“Tocchi, molesti e lo chiami amore?”
Il diario di Silvia sul suo aguzzino
Delitto di via Aldini, spunta un blog in cui la vittima si sfogava per le continue violenze subite. Oggi l’autopsia e la probabile convalida del fermo
Silvia Caramazza si sentiva perseguitata, controllata, pedinata ogni giorno. Era sfinita da una violenza psicologica perpetrata da un amore ossessivo e non riuscendo, o non potendo, confidarsi con qualcuno si sfogava sul blog “Latte Versato”, aperto nel 2005. Le sue sono parole di denuncia, grida che si perdono nel web, e a leggerle adesso fanno venire i brividi pensando a come è finita la sua vita. “C’è una linea sottile tra il sospetto e la violenza, psicologica intendo. Va da se che rompere telefoni cellulari o computer faccia parte di una violenza psicologica ben definita anche penalmente. Ma anche tenere sotto pressione una persona facendole credere di essere controllata non è un’azione che può passare così, senza colpo ferire”.
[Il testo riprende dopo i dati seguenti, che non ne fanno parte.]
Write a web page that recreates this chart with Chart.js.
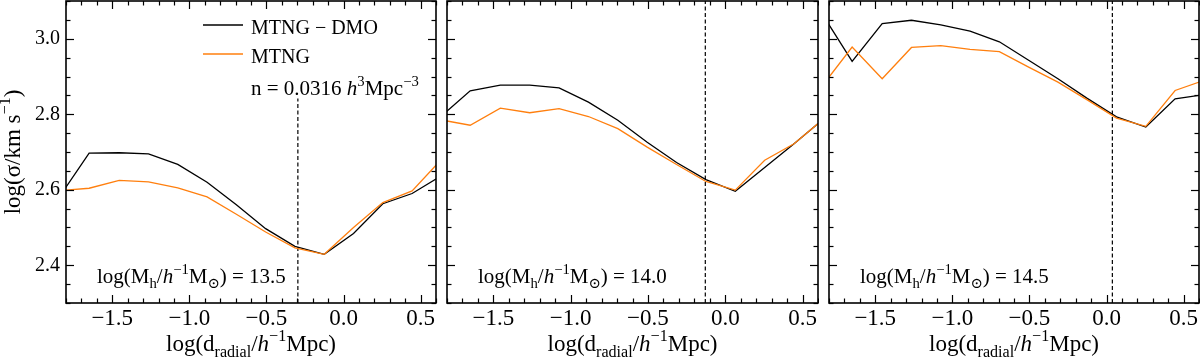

Il suo post più recente è del 3 giugno il giorno prima di mettersi in viaggio per andare a Pavia ad incontrare un’amica, l’ultima persona che l’ha vista viva: a parte il suo assassino ovviamente, che dopo averla uccisa l’ha chiusa in un freezer. Nel blog parla di tutto. Dei suoi viaggi lontani, delle speranze in Dio, dell’amore “parola abusata, bisognerebbe trovare un sinonimo” scrive e della mancanza di coraggio nel riprendere in mano la propria vita. Ogni suo scritto, è gonfio di tristezza. Poi in poche righe dal titolo “Violenze e Violenze”, Silvia descrive ciò che la faceva stare più male. Confidenze, che solo in parte aveva rivelato alle sue amiche. Non si firma, non fa riferimenti a persone, ma descrivendo lei stessa alcune indiscrezioni uscite in questi giorni sui giornali emergono tutte le sue paure. Anzi, la sua unica paura, l’ossessione per chi le stava accanto togliendole il respiro.
“Dire a una persona ‘ti controllo il telefono e le mail tramite un investigatore’ è una pressione che a lungo andare logora e sfibra chiunque. Non sentirsi sicuri al telefono, sapere che un ex potrebbe in un futuro incerto scrivere una mail mette in allerta, anche se non si ha nulla da nascondere. Trovare telecamere in casa messe ‘per controllare se qualcuno entrà potrebbe anche essere lecito, ma se sono in casa mia e nessuno mi ha mai avvertito della loro esistenza la trovo un’intrusione altrettanto fastidiosa rispetto alle precedenti”.
Le telecamere (in realtà microspie) di cui Silvia parla sono quelle che secondo il fidanzato, Giulio Caria, principale indiziato del suo omicidio, avrebbero messo i parenti di lei per controllare la coppia ma la ragazza ha una visione diversa di come sono andate le cose, ora oggetto d’indagine da parte della squadra Mobile. Chi la sta controllando, racconta sempre Silvia, non lo fa solo tramite internet o il cellulare. “Andare a cena fuori e sentirsi dire ‘ti ho fatta seguire per sapere se quel maniaco del tuo amico ti seguivà mi pare un
arzigogolio inutile, mi hai fatta seguire? Ma siam pazzi”.
A questo punto Silvia non sa più cosa pensare, è evidente. Qualcuno la segue, non vuole che frequenti altre persone ma la donna sembra avere più timore dell’uomo che le sta accanto rispetto a un presunto terzo incomodo. Anche perché, scrive la trentanovenne concludendo il suo ultimo sfogo sul blog, “c’è un altro grado di violenza”. “Quella velatamente fisica. Se dico che non ho voglia di rapporti e mi tocchi non una, ma più volte ripetutamente, oltre a darmi un fastidiosissimo senso di repulsione, penso rientri tra le molestie sessuali. Poi mi dici che vuoi essere chiamato amore…”. Silvia chiedeva aiuto. Invano.